— BEGIN INFORMATION PROVIDED —

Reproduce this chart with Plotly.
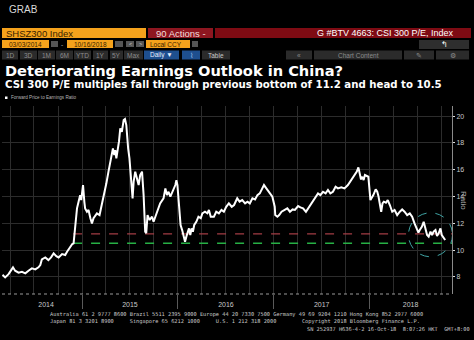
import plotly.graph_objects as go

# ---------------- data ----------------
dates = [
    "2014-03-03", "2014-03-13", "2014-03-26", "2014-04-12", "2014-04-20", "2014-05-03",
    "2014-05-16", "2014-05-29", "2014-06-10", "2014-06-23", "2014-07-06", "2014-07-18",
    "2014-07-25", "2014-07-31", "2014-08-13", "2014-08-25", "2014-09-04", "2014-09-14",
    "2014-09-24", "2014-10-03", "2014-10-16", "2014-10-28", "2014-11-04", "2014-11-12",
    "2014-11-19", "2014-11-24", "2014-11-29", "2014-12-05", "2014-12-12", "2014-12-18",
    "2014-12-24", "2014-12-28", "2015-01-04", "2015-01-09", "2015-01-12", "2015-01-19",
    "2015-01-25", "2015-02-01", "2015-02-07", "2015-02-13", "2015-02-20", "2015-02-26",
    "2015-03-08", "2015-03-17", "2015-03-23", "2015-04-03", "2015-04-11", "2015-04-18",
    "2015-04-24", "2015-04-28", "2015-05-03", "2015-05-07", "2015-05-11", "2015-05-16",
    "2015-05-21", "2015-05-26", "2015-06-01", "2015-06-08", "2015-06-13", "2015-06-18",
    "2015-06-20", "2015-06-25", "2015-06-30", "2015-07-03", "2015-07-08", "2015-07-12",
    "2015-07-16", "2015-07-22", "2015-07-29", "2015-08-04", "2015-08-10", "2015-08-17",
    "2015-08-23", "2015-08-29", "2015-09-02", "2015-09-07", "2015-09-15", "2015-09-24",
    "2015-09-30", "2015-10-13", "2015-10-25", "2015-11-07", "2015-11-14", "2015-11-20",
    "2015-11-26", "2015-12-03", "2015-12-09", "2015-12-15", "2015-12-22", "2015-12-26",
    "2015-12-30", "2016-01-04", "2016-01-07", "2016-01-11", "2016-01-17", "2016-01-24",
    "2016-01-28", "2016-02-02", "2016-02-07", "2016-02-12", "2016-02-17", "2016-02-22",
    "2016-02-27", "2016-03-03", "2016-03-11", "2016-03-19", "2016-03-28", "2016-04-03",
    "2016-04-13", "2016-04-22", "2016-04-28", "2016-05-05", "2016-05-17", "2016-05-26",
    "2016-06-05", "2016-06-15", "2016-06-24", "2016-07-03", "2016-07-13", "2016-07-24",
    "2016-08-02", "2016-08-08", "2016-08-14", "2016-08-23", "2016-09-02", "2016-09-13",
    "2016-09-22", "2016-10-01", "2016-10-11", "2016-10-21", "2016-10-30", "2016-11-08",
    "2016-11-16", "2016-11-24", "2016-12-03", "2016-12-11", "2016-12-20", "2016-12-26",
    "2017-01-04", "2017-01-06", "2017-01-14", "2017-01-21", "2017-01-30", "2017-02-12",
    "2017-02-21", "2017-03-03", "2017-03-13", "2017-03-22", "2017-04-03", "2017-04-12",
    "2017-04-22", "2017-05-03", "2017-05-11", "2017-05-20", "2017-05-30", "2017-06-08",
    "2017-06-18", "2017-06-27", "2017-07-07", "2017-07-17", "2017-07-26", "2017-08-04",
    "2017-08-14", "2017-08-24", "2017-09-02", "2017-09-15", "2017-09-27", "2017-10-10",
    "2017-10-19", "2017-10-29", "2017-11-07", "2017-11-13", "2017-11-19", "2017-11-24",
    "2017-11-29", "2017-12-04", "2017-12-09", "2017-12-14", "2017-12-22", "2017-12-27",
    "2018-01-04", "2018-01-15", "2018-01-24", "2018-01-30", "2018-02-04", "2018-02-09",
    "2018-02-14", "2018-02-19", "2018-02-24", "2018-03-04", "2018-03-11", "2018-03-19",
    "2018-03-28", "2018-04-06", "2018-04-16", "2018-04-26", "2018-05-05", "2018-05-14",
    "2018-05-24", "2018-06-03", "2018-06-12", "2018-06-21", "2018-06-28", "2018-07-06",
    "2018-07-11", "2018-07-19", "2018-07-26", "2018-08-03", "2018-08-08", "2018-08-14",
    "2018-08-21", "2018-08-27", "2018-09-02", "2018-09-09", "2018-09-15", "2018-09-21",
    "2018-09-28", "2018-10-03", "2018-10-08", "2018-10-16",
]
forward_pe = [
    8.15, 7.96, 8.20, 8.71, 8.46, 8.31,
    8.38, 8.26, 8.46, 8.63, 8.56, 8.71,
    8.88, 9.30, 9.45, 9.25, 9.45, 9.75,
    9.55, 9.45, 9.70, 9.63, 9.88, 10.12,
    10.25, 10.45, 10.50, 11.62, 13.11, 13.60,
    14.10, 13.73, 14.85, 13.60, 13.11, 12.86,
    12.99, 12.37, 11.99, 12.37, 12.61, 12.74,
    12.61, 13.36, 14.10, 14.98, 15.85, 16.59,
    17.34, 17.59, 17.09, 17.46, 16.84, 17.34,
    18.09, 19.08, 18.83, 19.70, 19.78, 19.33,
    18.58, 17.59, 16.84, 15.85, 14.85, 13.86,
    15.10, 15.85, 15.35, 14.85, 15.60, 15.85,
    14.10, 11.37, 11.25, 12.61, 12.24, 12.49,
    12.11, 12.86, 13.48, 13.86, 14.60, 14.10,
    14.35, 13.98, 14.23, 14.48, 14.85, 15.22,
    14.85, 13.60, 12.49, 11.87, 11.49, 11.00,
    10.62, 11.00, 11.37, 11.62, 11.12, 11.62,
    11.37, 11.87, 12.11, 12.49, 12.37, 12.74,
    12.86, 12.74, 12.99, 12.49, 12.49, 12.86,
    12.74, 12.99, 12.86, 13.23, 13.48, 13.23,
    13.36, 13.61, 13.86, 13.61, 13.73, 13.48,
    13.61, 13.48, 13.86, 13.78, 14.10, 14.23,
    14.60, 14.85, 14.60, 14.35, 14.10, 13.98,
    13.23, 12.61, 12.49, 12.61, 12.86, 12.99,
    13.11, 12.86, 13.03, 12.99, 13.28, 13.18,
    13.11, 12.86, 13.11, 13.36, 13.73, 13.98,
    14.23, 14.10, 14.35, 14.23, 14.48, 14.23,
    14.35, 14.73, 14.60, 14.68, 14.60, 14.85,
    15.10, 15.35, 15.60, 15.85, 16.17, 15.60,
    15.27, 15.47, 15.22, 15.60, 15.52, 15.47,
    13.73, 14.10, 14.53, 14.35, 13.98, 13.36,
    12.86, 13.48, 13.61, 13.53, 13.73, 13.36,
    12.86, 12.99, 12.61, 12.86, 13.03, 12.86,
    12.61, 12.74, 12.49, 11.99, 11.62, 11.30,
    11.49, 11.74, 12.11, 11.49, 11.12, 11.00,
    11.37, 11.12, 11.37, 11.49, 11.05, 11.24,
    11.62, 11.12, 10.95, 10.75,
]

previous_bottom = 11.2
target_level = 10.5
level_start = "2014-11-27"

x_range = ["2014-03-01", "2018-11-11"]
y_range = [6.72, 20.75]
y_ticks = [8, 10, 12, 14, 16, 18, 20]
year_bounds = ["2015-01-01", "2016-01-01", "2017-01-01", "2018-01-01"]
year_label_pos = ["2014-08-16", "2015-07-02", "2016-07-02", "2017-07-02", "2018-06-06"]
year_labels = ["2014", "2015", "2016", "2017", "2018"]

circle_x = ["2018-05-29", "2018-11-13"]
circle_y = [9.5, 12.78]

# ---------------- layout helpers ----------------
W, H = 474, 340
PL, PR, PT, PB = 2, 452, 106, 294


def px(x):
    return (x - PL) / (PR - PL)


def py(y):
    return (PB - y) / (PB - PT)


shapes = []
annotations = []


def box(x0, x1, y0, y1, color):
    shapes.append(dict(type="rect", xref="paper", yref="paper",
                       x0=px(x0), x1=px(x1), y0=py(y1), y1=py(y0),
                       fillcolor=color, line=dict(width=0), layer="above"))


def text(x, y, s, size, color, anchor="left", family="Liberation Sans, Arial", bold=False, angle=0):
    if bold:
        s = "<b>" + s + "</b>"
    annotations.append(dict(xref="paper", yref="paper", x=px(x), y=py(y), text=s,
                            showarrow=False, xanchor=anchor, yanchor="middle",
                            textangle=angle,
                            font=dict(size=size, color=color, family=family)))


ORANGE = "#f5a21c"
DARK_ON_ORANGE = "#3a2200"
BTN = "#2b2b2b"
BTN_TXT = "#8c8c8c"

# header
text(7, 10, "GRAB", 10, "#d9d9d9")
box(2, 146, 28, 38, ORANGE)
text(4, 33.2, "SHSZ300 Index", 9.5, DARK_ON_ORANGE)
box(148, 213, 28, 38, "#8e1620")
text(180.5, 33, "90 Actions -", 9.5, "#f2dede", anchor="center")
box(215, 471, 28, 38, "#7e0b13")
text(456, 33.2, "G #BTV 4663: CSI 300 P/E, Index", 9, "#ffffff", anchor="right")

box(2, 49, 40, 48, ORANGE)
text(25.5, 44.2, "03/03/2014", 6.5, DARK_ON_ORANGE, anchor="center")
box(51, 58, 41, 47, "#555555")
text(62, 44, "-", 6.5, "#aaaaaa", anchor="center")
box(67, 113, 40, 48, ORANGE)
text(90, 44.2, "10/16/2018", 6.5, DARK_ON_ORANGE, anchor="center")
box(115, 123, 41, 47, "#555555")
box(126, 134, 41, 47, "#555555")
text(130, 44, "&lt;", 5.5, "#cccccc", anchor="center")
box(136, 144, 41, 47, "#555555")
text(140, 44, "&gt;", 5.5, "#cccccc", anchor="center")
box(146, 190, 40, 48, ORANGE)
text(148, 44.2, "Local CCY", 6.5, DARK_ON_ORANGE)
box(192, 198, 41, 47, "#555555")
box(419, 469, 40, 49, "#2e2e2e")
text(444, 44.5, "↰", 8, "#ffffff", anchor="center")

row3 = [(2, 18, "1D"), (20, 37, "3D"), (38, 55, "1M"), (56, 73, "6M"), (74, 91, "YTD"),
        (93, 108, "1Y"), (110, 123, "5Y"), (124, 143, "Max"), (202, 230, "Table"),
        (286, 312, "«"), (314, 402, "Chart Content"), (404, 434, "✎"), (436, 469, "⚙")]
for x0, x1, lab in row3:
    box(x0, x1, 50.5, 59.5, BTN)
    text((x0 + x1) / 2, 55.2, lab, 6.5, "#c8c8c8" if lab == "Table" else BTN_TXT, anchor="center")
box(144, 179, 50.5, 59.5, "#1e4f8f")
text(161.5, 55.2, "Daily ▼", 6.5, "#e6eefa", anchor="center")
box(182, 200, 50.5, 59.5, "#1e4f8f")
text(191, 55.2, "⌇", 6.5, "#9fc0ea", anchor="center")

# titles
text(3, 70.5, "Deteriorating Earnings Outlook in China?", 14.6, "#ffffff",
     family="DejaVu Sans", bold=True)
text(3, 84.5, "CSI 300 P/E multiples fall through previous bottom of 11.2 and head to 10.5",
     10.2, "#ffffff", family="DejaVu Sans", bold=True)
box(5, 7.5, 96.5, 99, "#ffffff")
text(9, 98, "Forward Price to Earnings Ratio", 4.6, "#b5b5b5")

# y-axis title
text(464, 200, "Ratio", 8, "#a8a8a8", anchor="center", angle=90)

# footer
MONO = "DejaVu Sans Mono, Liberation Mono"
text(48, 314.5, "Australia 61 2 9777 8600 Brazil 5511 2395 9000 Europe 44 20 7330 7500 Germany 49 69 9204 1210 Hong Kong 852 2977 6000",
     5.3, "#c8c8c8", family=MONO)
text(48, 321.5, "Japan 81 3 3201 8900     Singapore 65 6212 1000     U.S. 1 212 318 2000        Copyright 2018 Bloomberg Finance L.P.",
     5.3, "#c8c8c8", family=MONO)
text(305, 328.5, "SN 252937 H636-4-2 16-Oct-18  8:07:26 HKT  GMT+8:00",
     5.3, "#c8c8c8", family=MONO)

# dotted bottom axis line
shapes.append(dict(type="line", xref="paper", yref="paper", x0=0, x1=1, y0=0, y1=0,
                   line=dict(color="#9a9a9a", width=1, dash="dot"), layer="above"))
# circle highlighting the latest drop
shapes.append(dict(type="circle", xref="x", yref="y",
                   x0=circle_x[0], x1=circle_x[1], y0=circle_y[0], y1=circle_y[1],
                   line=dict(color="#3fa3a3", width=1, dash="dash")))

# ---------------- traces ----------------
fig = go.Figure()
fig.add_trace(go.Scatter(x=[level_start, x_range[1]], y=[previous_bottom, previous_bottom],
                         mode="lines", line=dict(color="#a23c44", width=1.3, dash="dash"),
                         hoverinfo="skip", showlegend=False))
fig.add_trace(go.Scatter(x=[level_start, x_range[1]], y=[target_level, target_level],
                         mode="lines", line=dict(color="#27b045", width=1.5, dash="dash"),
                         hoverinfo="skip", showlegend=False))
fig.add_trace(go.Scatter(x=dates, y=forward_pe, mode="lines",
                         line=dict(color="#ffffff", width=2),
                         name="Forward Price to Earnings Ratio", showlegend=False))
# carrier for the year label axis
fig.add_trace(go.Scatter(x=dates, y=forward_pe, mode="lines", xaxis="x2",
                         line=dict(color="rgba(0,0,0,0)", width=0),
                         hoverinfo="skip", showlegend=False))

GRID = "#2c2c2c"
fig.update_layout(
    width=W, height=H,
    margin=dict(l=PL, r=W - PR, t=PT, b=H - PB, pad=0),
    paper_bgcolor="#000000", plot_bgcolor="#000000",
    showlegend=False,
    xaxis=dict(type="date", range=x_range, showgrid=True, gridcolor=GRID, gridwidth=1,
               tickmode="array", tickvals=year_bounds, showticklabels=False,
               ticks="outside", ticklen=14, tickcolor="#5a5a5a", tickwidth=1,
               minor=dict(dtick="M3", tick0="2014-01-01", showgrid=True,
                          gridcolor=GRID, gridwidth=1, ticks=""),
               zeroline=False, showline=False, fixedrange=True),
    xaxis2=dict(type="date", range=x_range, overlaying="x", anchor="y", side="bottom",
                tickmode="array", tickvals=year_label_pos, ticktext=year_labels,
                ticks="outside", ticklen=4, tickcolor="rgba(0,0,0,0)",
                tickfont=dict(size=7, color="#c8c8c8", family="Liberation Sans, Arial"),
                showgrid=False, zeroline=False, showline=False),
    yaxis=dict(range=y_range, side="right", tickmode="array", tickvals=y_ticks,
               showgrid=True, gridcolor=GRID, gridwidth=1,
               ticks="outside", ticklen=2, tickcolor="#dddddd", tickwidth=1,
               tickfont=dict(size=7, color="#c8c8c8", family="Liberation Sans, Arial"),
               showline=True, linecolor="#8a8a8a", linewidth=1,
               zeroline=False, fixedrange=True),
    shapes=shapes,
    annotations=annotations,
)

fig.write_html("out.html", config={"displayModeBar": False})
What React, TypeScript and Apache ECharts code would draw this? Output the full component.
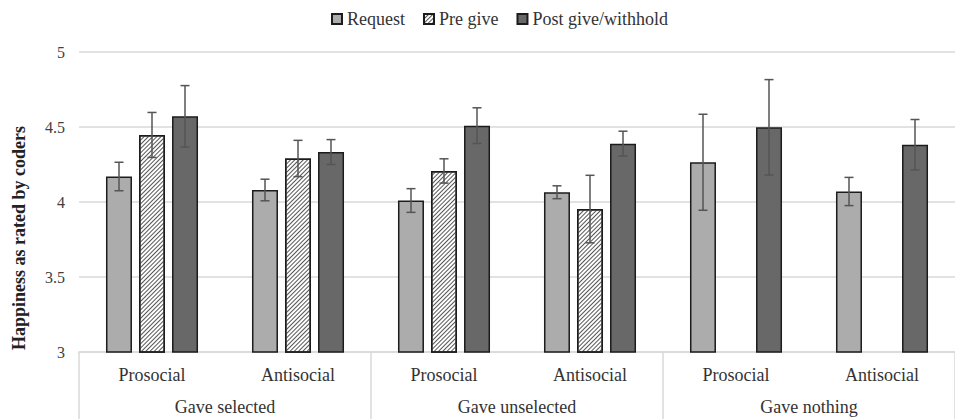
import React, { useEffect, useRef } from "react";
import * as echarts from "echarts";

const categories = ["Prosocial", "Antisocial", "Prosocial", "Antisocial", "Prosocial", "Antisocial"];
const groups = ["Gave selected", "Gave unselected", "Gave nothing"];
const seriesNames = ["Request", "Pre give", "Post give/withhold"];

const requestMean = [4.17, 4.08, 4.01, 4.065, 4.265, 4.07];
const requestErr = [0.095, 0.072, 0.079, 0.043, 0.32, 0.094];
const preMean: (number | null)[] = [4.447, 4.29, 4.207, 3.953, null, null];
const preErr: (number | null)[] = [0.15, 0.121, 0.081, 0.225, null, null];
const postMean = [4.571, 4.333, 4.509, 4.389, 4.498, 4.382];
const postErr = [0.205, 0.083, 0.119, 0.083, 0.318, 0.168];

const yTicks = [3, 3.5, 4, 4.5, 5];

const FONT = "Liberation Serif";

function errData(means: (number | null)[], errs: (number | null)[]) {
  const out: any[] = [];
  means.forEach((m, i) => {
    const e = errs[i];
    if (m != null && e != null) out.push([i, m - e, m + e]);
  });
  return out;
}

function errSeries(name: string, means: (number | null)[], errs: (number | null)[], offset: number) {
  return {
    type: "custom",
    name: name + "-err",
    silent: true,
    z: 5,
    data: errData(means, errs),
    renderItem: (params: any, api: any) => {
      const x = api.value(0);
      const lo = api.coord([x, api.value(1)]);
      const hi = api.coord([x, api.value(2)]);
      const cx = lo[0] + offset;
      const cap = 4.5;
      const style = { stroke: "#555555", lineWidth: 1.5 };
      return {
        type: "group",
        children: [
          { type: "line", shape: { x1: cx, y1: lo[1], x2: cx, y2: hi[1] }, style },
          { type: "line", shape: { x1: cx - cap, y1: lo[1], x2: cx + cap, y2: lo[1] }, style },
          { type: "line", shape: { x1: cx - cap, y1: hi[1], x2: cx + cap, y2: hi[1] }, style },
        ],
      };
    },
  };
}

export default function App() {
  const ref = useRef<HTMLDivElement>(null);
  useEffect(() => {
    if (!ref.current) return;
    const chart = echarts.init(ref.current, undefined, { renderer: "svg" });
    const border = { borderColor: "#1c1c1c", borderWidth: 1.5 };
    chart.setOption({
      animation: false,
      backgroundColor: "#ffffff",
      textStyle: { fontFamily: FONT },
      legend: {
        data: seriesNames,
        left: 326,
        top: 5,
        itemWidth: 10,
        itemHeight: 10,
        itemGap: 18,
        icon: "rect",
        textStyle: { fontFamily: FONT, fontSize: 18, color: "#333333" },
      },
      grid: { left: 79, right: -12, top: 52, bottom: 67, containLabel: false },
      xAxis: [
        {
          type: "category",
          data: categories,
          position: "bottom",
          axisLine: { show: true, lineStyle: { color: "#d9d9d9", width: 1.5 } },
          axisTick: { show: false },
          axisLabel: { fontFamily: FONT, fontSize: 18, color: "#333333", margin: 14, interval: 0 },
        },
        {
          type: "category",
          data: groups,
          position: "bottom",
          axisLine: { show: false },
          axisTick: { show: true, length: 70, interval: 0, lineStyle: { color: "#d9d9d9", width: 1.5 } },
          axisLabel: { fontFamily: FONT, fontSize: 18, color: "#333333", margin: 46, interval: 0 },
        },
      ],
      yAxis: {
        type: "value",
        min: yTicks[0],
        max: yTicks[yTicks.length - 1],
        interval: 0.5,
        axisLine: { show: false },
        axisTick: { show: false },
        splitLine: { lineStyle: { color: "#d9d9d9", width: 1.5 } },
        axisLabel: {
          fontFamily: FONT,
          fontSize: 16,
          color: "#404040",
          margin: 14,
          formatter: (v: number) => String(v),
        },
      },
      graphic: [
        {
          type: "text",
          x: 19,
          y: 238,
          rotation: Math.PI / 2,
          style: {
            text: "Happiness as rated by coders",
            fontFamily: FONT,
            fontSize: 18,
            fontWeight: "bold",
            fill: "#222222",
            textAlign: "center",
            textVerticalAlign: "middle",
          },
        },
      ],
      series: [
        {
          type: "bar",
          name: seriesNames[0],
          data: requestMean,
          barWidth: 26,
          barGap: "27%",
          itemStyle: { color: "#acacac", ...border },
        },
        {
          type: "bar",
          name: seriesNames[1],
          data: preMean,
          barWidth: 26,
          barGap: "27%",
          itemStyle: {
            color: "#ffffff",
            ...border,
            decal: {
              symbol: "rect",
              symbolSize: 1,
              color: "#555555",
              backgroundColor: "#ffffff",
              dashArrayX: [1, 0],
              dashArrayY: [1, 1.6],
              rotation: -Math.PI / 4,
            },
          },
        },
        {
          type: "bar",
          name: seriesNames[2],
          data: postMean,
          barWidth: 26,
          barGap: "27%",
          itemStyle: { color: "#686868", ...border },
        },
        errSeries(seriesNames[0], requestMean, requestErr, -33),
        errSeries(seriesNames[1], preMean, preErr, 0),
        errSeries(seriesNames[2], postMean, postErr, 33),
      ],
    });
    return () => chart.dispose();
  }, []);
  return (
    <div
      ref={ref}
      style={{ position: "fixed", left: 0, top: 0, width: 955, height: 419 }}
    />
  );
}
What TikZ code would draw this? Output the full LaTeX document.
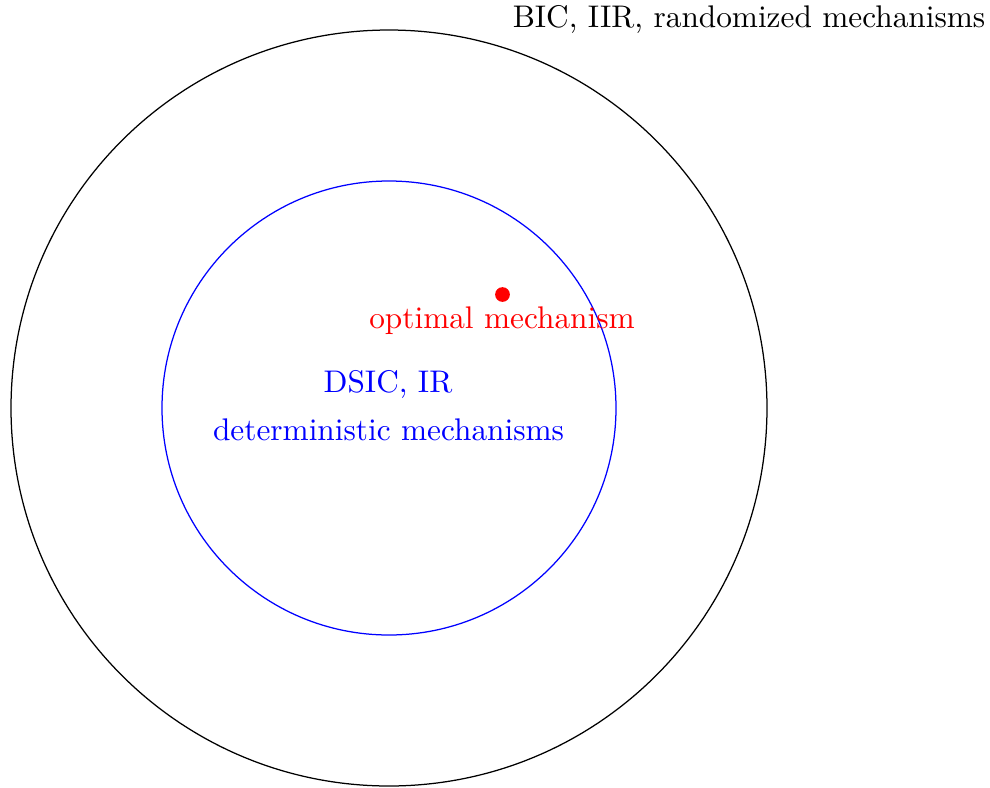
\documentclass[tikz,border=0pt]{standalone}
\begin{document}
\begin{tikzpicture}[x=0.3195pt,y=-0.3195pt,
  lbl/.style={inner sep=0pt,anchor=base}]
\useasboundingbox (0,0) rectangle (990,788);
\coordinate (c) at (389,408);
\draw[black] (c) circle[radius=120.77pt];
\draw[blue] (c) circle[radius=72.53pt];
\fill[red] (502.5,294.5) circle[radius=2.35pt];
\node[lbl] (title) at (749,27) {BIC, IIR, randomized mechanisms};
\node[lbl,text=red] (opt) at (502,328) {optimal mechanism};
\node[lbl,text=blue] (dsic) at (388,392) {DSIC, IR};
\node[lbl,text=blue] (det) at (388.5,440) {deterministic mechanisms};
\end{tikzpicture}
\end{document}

— END INFORMATION PROVIDED —

_EXERCISE DETAILS_
Pictures are excluded; extract exactly the lines from the start of the data through the line that holds "import plotly.graph_objects as go", both ends included.

_CORRECT RESULT_
Reproduce this chart with Plotly.
import plotly.graph_objects as go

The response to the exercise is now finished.